Set up DNS for email sending

Configure SPF, DKIM, and DMARC DNS records for your sending domain to improve deliverability.

Change default passwords

Update MySQL root password, Redis password, and create your admin account with a strong password.

Set up automated backups

Configure daily MySQL dumps and Docker volume backups to external storage (S3, Backblaze, etc.).

10 Troubleshooting

Common issues and how to fix them.

Port 25 already in use

Another SMTP server (Postfix, Sendmail) is running on port 25.

sudo systemctl stop postfix
sudo systemctl disable postfix

Containers keep restarting

Check the logs for the specific error.

make logs

Database connection refused

MySQL might not be ready yet. Wait a few seconds and try again, or restart the app container.

make restart

Cannot access port 5210 externally

Check your cloud provider's firewall / security group.

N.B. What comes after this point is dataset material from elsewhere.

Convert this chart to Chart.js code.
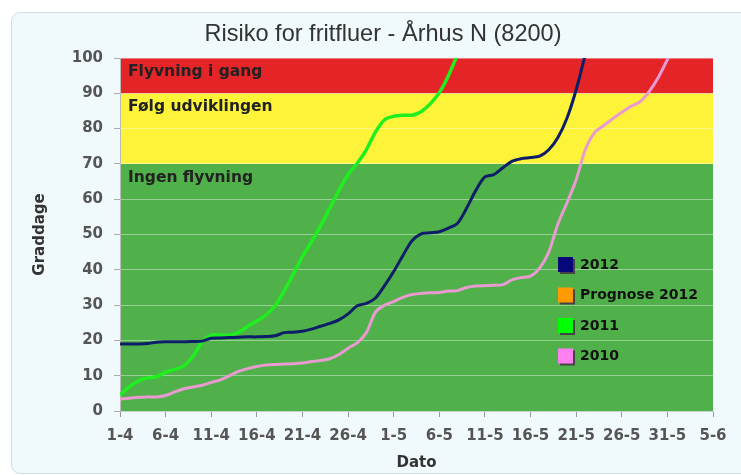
<!DOCTYPE html>
<html>
<head>
<meta charset="utf-8">
<script src="https://cdn.jsdelivr.net/npm/chart.js@4"></script>
<style>
  html, body { margin: 0; padding: 0; background: #fff; }
  #wrap { position: relative; width: 741px; height: 475px; overflow: hidden; }
  #frame { position: absolute; left: 11px; top: 12px; width: 760px; height: 460px; background: #f0f9fc; border: 1px solid #d5dde0; border-radius: 9px; }
  canvas { position: absolute; left: 0; top: 0; }
</style>
</head>
<body>
<div id="wrap">
  <div id="frame"></div>
  <canvas id="chart" width="741" height="475"></canvas>
</div>
<script>
const chartTitle = 'Risiko for fritfluer - Århus N (8200)';

// x tick labels, one per 5 days starting 1 April
const xTickLabels = ['1-4', '6-4', '11-4', '16-4', '21-4', '26-4', '1-5', '6-5', '11-5', '16-5', '21-5', '26-5', '31-5', '5-6'];

// daily degree-day sums from 1-4
const values2012 = [19.0, 19.0, 19.0, 19.1, 19.5, 19.6, 19.6, 19.6, 19.7, 19.8,
  20.6, 20.7, 20.8, 20.9, 21.0, 21.0, 21.1, 21.3, 22.2, 22.3,
  22.6, 23.2, 24.0, 24.8, 25.8, 27.5, 29.8, 30.5, 32.0, 35.5,
  39.5, 44.0, 48.2, 50.2, 50.5, 50.8, 51.8, 53.2, 57.5, 62.5,
  66.3, 67.0, 69.0, 70.8, 71.5, 71.8, 72.2, 74.0, 77.5, 83.0,
  91.0, 101.0];
const valuesPrognose2012 = [];
const values2011 = [4.5, 6.8, 8.5, 9.4, 9.7, 11.0, 11.8, 12.8, 15.5, 19.5,
  21.5, 21.5, 21.5, 22.3, 24.0, 25.5, 27.2, 29.8, 34.0, 38.8,
  43.8, 48.0, 52.5, 57.5, 62.5, 67.0, 70.2, 74.0, 79.0, 82.5,
  83.5, 83.8, 83.8, 84.8, 87.0, 90.2, 95.0, 101.0];
const values2010 = [3.4, 3.6, 3.9, 4.0, 4.0, 4.4, 5.4, 6.3, 6.8, 7.3,
  8.1, 8.8, 10.0, 11.2, 12.0, 12.6, 13.0, 13.2, 13.3, 13.4,
  13.6, 14.0, 14.3, 14.8, 16.0, 17.8, 19.3, 22.2, 28.0, 30.0,
  31.0, 32.2, 33.0, 33.3, 33.5, 33.6, 34.0, 34.1, 35.0, 35.4,
  35.5, 35.6, 35.8, 37.2, 37.8, 38.2, 40.5, 45.0, 53.0, 59.0,
  65.5, 74.0, 78.8, 80.8, 82.8, 84.6, 86.3, 87.6, 90.5, 94.5,
  99.5, 104.0];

// risk bands
const bandLimits = [0, 70, 90, 100];
const bandLabels = ['Ingen flyvning', 'Følg udviklingen', 'Flyvning i gang'];
const bandColors = ['#50b14a', '#fdf43a', '#e52428'];

const toPoints = (arr) => arr.map((v, i) => ({ x: i, y: v }));
const boldFont = 'DejaVu Sans';

const bandsPlugin = {
  id: 'bands',
  beforeDraw(chart) {
    const { ctx, chartArea, scales } = chart;
    ctx.save();
    for (let i = 0; i < bandColors.length; i++) {
      const top = scales.y.getPixelForValue(bandLimits[i + 1]);
      const bottom = scales.y.getPixelForValue(bandLimits[i]);
      ctx.fillStyle = bandColors[i];
      ctx.fillRect(chartArea.left, top, chartArea.right - chartArea.left, bottom - top);
      ctx.fillStyle = '#222';
      ctx.font = 'bold 15.5px ' + boldFont;
      ctx.textBaseline = 'middle';
      ctx.fillText(bandLabels[i], chartArea.left + 8, top + 14);
    }
    // narrow title, squeezed to the width it has in the original
    ctx.font = '24px "Liberation Sans", Arial, sans-serif';
    const w = ctx.measureText(chartTitle).width;
    ctx.translate(383, 34);
    ctx.scale(357 / w, 1);
    ctx.fillStyle = '#333';
    ctx.textAlign = 'center';
    ctx.textBaseline = 'middle';
    ctx.fillText(chartTitle, 0, 0);
    ctx.restore();
  },
};

const legendPlugin = {
  id: 'boxLegend',
  afterDraw(chart) {
    const { ctx } = chart;
    ctx.save();
    ctx.font = 'bold 14px ' + boldFont;
    ctx.textBaseline = 'middle';
    chart.data.datasets.forEach((ds, i) => {
      const y = 265 + i * 30.5;
      ctx.fillStyle = '#444';
      ctx.fillRect(560, y - 6, 15, 15);
      ctx.fillStyle = ds.legendColor;
      ctx.fillRect(558, y - 8, 15, 15);
      ctx.fillStyle = '#111';
      ctx.fillText(ds.label, 580, y);
    });
    ctx.restore();
  },
};

new Chart(document.getElementById('chart'), {
  type: 'line',
  data: {
    datasets: [
      { label: '2012', data: toPoints(values2012), borderColor: '#0d1d68', legendColor: '#06087a', borderWidth: 3 },
      { label: 'Prognose 2012', data: toPoints(valuesPrognose2012), borderColor: '#ff9a00', legendColor: '#ff9a00', borderWidth: 3 },
      { label: '2011', data: toPoints(values2011), borderColor: '#1fee1f', legendColor: '#00ff00', borderWidth: 3.5 },
      { label: '2010', data: toPoints(values2010), borderColor: '#e99ad0', legendColor: '#ff80f0', borderWidth: 3 },
    ],
  },
  options: {
    responsive: false,
    animation: false,
    elements: { point: { radius: 0 }, line: { tension: 0.3 } },
    layout: { padding: { left: 0, right: 28, top: 58, bottom: 0 } },
    plugins: {
      legend: { display: false },
      tooltip: { enabled: false },
      title: { display: false },
    },
    scales: {
      x: {
        type: 'linear',
        min: 0,
        max: 65,
        afterFit(scale) { scale.height = 64; },
        border: { color: '#c9d2d6' },
        grid: { drawOnChartArea: false, tickLength: 6, tickColor: '#999' },
        ticks: {
          stepSize: 5,
          autoSkip: false,
          maxRotation: 0,
          padding: 10,
          color: '#555',
          font: { family: boldFont, size: 15, weight: 'bold' },
          callback: (v) => xTickLabels[v / 5],
        },
        title: {
          display: true,
          text: 'Dato',
          color: '#333',
          font: { family: boldFont, size: 15, weight: 'bold' },
          padding: { top: 0, bottom: 3 },
        },
      },
      y: {
        min: 0,
        max: 100,
        afterFit(scale) { scale.width = 120; },
        border: { color: '#bbb' },
        grid: { color: 'rgba(255,255,255,0.4)', tickColor: '#aaa', tickLength: 6 },
        ticks: {
          stepSize: 10,
          padding: 11,
          color: '#555',
          font: { family: boldFont, size: 15, weight: 'bold' },
        },
        title: {
          display: true,
          text: 'Graddage',
          color: '#333',
          font: { family: boldFont, size: 15, weight: 'bold' },
          padding: { top: 31, bottom: 0 },
        },
      },
    },
  },
  plugins: [bandsPlugin, legendPlugin],
});
</script>
</body>
</html>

The port must be open for inbound TCP traffic.

sudo ufw status

11 Services Included

Laravel Mail runs 6 Docker containers out of the box. Each handles a specific part of the stack.

Laravel Mail App

The main application running PHP 8.3, Node.js for asset compilation, and Supervisor for queue workers. Accessible on port 5210.

MySQL 8.0

Primary relational database. Stores contacts, campaigns, templates, and all application data. Persistent volume storage.

Redis

In-memory store for caching, session management, and queue broker for Horizon (Laravel's queue dashboard).

Mailpit

Fake SMTP server for development. Captures all outgoing emails and displays them in a web UI on port 8025.

phpMyAdmin

Web-based database management tool. Access MySQL directly at port 8086 for debugging and data management.